10 years later, at 60 years of age, all now retired, the Old Boys discusses a reunion dinner, now called Lobs Reunion Lunch and once again where they should meet.  Finally it is agreed that they should meet at the Gasthof zum Lowen in Soho because they can use their free travel passes plus they can eat there in peace and quiet and they can talk about the old planning days and work mates, Lexpo Football, PBX Christmas Party, the bar stag/hen nights, the weekend trips, the 10p disco, the office games & competitions and Lobs Golf. In addition they can can get home before it gets too dark as some now live in the countryside. They can also get there card stamped now for a free meal after 5 visits. 
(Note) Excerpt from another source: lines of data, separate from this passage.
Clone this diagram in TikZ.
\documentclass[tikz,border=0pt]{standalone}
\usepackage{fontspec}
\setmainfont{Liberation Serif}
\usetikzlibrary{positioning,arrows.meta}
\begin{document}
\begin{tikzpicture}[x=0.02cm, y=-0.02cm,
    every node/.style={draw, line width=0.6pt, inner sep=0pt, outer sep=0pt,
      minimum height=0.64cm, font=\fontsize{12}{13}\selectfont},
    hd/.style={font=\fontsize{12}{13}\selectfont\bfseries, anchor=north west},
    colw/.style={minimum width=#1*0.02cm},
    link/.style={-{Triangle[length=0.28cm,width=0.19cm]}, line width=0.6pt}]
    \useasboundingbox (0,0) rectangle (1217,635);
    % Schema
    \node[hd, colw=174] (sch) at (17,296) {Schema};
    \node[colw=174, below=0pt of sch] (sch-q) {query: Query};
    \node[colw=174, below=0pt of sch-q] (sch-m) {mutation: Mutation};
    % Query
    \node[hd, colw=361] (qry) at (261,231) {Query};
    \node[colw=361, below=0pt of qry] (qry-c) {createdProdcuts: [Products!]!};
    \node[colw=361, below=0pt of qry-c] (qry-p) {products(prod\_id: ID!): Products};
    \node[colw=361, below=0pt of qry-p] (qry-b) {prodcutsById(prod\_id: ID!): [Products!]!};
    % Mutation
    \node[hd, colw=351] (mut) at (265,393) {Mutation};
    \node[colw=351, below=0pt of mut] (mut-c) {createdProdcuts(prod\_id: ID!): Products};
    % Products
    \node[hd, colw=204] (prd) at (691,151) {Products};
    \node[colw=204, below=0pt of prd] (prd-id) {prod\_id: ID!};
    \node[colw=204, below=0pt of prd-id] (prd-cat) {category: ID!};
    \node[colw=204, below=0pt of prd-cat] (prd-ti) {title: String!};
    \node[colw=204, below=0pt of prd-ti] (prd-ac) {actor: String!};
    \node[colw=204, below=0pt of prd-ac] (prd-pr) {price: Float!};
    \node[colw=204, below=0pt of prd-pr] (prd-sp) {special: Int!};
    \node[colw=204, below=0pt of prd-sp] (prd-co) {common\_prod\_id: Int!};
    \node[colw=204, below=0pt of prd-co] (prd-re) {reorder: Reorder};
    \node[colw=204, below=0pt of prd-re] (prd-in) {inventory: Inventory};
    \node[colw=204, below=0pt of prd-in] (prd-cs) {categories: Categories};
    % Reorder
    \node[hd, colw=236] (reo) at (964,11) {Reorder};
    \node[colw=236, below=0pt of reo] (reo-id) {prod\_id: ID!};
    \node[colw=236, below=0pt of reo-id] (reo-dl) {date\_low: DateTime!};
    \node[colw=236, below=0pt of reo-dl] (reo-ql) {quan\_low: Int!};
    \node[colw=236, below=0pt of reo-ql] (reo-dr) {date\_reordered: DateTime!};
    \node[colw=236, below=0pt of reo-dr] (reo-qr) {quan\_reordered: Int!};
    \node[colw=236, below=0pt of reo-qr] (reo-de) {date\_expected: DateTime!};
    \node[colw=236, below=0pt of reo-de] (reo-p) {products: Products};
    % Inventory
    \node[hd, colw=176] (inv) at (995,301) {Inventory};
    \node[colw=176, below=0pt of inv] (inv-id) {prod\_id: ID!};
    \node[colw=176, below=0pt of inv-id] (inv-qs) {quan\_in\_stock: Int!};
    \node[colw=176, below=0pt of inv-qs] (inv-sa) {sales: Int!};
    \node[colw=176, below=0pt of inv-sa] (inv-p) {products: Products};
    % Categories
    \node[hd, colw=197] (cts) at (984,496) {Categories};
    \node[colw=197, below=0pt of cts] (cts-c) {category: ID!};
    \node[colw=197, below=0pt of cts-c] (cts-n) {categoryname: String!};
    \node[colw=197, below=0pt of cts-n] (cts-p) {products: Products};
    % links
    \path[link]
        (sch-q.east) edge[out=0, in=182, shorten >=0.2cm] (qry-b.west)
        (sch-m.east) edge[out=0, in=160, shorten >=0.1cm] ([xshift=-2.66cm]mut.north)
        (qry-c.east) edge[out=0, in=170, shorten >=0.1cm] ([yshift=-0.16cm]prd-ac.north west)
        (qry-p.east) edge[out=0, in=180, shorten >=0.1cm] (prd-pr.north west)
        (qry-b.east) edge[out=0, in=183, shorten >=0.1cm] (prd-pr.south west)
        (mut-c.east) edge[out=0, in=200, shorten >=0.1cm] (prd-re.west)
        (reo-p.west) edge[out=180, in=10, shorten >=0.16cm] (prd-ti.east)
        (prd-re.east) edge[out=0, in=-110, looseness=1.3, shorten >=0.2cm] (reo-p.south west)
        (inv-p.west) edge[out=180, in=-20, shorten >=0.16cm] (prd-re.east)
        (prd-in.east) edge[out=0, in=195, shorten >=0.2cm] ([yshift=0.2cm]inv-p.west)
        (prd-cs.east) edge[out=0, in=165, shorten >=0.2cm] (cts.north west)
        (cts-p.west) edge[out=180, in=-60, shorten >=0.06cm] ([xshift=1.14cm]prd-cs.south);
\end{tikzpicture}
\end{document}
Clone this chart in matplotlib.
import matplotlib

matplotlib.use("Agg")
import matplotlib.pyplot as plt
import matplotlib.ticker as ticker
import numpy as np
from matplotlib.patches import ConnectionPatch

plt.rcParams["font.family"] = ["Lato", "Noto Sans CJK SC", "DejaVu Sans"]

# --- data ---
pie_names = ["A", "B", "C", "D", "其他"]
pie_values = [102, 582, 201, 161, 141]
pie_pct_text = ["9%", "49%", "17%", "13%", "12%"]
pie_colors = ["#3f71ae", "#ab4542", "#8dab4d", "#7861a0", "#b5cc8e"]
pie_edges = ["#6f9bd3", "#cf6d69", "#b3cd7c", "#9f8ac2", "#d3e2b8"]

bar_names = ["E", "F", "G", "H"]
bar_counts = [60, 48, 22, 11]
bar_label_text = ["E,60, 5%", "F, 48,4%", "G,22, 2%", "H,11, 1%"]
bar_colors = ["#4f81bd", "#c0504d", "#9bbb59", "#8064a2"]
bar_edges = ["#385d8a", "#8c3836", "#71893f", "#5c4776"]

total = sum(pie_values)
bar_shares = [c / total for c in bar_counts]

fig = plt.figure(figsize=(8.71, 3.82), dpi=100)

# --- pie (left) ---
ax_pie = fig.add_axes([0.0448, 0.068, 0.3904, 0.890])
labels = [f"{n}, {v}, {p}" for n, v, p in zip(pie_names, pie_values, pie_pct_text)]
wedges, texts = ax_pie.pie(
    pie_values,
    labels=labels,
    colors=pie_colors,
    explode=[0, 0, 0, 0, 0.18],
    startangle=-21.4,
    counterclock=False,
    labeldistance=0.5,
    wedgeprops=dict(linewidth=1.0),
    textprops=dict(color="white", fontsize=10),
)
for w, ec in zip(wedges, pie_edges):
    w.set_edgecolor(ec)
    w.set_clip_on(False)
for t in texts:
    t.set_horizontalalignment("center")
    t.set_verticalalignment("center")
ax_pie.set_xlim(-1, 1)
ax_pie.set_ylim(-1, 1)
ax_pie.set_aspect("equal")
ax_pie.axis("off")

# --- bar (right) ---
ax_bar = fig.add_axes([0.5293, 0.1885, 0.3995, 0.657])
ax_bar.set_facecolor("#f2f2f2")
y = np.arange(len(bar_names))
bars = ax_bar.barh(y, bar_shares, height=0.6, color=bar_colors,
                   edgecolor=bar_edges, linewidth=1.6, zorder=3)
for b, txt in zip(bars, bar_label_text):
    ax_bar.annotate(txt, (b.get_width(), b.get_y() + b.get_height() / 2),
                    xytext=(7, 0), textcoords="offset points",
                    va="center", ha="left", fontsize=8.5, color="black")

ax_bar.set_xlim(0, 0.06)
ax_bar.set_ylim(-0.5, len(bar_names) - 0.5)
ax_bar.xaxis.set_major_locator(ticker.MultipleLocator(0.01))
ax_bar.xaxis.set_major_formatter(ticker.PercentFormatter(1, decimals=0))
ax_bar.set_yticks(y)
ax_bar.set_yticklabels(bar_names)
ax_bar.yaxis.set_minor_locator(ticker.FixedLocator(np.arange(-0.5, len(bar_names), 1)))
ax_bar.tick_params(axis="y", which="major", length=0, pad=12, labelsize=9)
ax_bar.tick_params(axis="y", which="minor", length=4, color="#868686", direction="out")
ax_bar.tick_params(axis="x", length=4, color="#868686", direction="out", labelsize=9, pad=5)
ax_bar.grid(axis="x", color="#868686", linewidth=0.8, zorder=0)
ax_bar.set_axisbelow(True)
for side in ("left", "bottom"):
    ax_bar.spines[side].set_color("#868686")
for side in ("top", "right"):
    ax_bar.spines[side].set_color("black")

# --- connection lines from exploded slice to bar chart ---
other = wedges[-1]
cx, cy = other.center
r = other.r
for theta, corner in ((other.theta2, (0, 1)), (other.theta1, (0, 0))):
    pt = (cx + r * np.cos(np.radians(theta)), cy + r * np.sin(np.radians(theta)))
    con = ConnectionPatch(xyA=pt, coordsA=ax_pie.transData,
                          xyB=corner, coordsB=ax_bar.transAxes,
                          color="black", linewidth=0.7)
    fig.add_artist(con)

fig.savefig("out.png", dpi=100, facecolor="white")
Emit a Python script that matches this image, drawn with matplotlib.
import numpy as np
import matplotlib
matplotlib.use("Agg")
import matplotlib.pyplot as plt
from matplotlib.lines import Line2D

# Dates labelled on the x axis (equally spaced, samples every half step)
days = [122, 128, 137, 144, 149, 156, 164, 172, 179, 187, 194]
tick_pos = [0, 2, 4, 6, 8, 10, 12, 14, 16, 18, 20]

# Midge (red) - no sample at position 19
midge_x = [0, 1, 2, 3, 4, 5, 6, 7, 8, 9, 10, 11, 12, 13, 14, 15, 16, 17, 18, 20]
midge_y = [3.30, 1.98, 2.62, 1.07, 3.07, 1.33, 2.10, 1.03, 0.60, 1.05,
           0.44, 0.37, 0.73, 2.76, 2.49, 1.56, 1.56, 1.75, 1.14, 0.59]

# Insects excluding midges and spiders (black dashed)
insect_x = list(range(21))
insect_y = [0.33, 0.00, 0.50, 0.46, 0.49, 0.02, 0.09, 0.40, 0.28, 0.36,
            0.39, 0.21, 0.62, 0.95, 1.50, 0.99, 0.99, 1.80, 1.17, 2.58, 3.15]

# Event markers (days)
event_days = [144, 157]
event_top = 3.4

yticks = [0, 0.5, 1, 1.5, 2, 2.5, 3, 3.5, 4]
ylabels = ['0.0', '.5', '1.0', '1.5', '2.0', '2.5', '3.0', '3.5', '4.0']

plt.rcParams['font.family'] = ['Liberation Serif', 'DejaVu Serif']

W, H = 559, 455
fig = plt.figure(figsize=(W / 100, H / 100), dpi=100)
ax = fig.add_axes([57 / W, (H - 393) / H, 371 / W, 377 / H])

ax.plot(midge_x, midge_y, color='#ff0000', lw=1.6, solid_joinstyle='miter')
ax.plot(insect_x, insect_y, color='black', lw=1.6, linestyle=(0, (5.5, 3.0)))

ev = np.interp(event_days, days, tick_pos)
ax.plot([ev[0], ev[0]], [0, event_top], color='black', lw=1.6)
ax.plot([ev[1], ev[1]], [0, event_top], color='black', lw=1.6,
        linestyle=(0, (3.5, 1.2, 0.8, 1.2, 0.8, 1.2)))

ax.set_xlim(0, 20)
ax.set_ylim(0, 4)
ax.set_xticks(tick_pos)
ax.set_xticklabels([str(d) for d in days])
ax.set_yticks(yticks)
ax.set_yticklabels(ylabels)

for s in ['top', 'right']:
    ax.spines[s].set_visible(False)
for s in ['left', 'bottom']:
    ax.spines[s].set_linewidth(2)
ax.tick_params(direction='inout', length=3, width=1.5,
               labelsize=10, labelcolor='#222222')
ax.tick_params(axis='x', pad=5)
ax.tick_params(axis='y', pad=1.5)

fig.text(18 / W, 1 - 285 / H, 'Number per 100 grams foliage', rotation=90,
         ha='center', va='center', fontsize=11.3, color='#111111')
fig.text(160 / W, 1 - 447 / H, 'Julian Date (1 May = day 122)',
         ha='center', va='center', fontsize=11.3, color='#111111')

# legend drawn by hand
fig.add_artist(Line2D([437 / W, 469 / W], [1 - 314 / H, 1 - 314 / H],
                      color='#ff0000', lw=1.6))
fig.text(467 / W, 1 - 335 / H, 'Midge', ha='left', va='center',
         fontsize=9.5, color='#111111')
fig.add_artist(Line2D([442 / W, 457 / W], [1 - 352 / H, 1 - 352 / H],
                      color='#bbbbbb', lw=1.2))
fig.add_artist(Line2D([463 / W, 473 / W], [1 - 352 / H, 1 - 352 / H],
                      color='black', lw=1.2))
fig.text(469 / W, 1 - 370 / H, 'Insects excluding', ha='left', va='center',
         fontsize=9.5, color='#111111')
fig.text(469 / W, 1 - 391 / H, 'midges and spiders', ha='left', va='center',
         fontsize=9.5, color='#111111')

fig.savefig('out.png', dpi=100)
10 years later, at 70 years of age, the Lobs discusses once again where they should meet. Chung and Roy suggested the Greek at the4lanterns because they like it there. But finally it is agreed that they should meet at the Gasthof zum Lowen because they can just remember how to get there and the restaurant is
wheel chair accessible plus they even have an lift and a senior discount or 3 meals for the price of 2.

10 years later, at 80 years of age, the Lobs discusses where they should meet.  Finally it is agreed
that they should meet at the Gausthof zum Lowen it was felt that would be a great idea because they have never been there before.

Finally 10 years later at 90 years of age, after 25 years of CPI inflation increases, the Lobs, having lost £1000s in their pensions, decided they could not afford to eat out in the West End.